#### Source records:

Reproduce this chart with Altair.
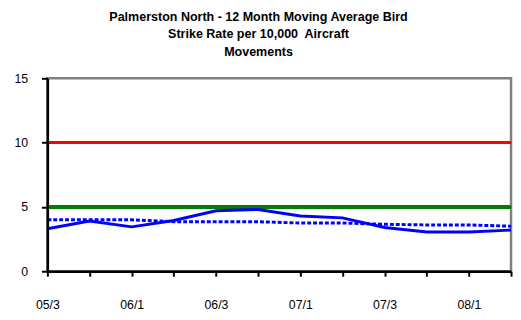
import altair as alt
import pandas as pd

quarters = ["05/3", "05/4", "06/1", "06/2", "06/3", "06/4",
            "07/1", "07/2", "07/3", "07/4", "08/1", "08/2"]
moving_avg = [3.3, 3.9, 3.45, 3.95, 4.7, 4.8, 4.3, 4.15, 3.4, 3.05, 3.05, 3.2]
long_avg = [4.0, 4.0, 4.0, 3.85, 3.85, 3.85, 3.75, 3.75, 3.65, 3.6, 3.6, 3.5]
shown_labels = ["05/3", "06/1", "06/3", "07/1", "07/3", "08/1"]
upper_limit = 10
lower_limit = 5

df = pd.DataFrame({"quarter": quarters, "rate": moving_avg, "avg": long_avg})

label_expr = "indexof([" + ",".join("'%s'" % s for s in shown_labels) + "], datum.value) >= 0 ? datum.value : ''"

x = alt.X("quarter:O", sort=quarters,
          scale=alt.Scale(type="point", padding=0),
          axis=alt.Axis(title=None, labelAngle=0, labelExpr=label_expr,
                        domainColor="black", domainWidth=2.5, tickColor="black",
                        tickWidth=2, tickSize=5, labelPadding=23, labelFontSize=12.5,
                        labelFont="Liberation Sans", labelColor="black", zindex=1))
y_axis = alt.Axis(title=None, values=[0, 5, 10, 15], grid=False,
                  domainColor="black", domainWidth=2.5, tickColor="black",
                  tickWidth=2, tickSize=6, labelPadding=14, labelFontSize=12.5,
                  labelFont="Liberation Sans", labelColor="black", zindex=1)
y_scale = alt.Scale(domain=[0, 15], nice=False)

base = alt.Chart(df)

solid = base.mark_line(color="#0000FF", strokeWidth=3).encode(
    x=x, y=alt.Y("rate:Q", scale=y_scale, axis=y_axis))
dashed = base.mark_line(color="#0000FF", strokeWidth=3, strokeDash=[4, 2]).encode(
    x=x, y=alt.Y("avg:Q", scale=y_scale))
red = base.mark_rule(color="#FF0000", strokeWidth=3).encode(y=alt.datum(upper_limit))
green = base.mark_rule(color="#008000", strokeWidth=3).encode(y=alt.datum(lower_limit))

chart = alt.layer(red, green, dashed, solid).properties(
    width=471, height=196,
    autosize=alt.AutoSizeParams(type="none"),
    padding={"left": 40, "top": 69, "right": 2, "bottom": 40},
    title=alt.TitleParams(
        text=["Palmerston North - 12 Month Moving Average Bird",
              "Strike Rate per 10,000\u00a0 Aircraft", "Movements"],
        font="Liberation Sans", fontSize=12.7, fontWeight="bold", color="black",
        lineHeight=18, anchor="middle", offset=14, dx=-21),
).configure_view(stroke="#808080", strokeWidth=2.5)

chart.save("out.html", embed_options={"renderer": "svg", "actions": False})
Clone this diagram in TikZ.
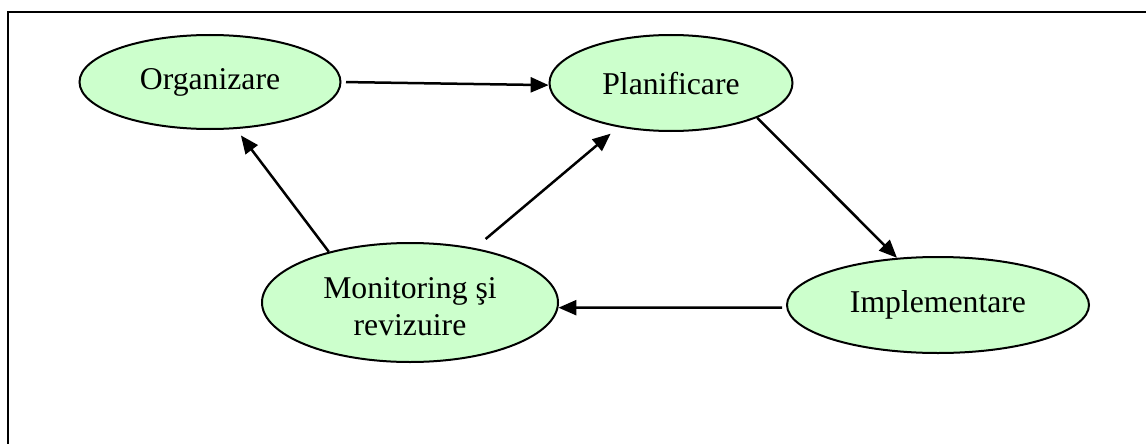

#### DIRECTIONS FOR THIS TASK:
Everything from the first line of the entries through the line that contains "base = alt.Chart(df)" is to be reproduced exactly, except the pictures.

#### FINISHED ANSWER:
Reproduce this chart with Altair.
import altair as alt
import pandas as pd

quarters = ["05/3", "05/4", "06/1", "06/2", "06/3", "06/4",
            "07/1", "07/2", "07/3", "07/4", "08/1", "08/2"]
moving_avg = [3.3, 3.9, 3.45, 3.95, 4.7, 4.8, 4.3, 4.15, 3.4, 3.05, 3.05, 3.2]
long_avg = [4.0, 4.0, 4.0, 3.85, 3.85, 3.85, 3.75, 3.75, 3.65, 3.6, 3.6, 3.5]
shown_labels = ["05/3", "06/1", "06/3", "07/1", "07/3", "08/1"]
upper_limit = 10
lower_limit = 5

df = pd.DataFrame({"quarter": quarters, "rate": moving_avg, "avg": long_avg})

label_expr = "indexof([" + ",".join("'%s'" % s for s in shown_labels) + "], datum.value) >= 0 ? datum.value : ''"

x = alt.X("quarter:O", sort=quarters,
          scale=alt.Scale(type="point", padding=0),
          axis=alt.Axis(title=None, labelAngle=0, labelExpr=label_expr,
                        domainColor="black", domainWidth=2.5, tickColor="black",
                        tickWidth=2, tickSize=5, labelPadding=23, labelFontSize=12.5,
                        labelFont="Liberation Sans", labelColor="black", zindex=1))
y_axis = alt.Axis(title=None, values=[0, 5, 10, 15], grid=False,
                  domainColor="black", domainWidth=2.5, tickColor="black",
                  tickWidth=2, tickSize=6, labelPadding=14, labelFontSize=12.5,
                  labelFont="Liberation Sans", labelColor="black", zindex=1)
y_scale = alt.Scale(domain=[0, 15], nice=False)

base = alt.Chart(df)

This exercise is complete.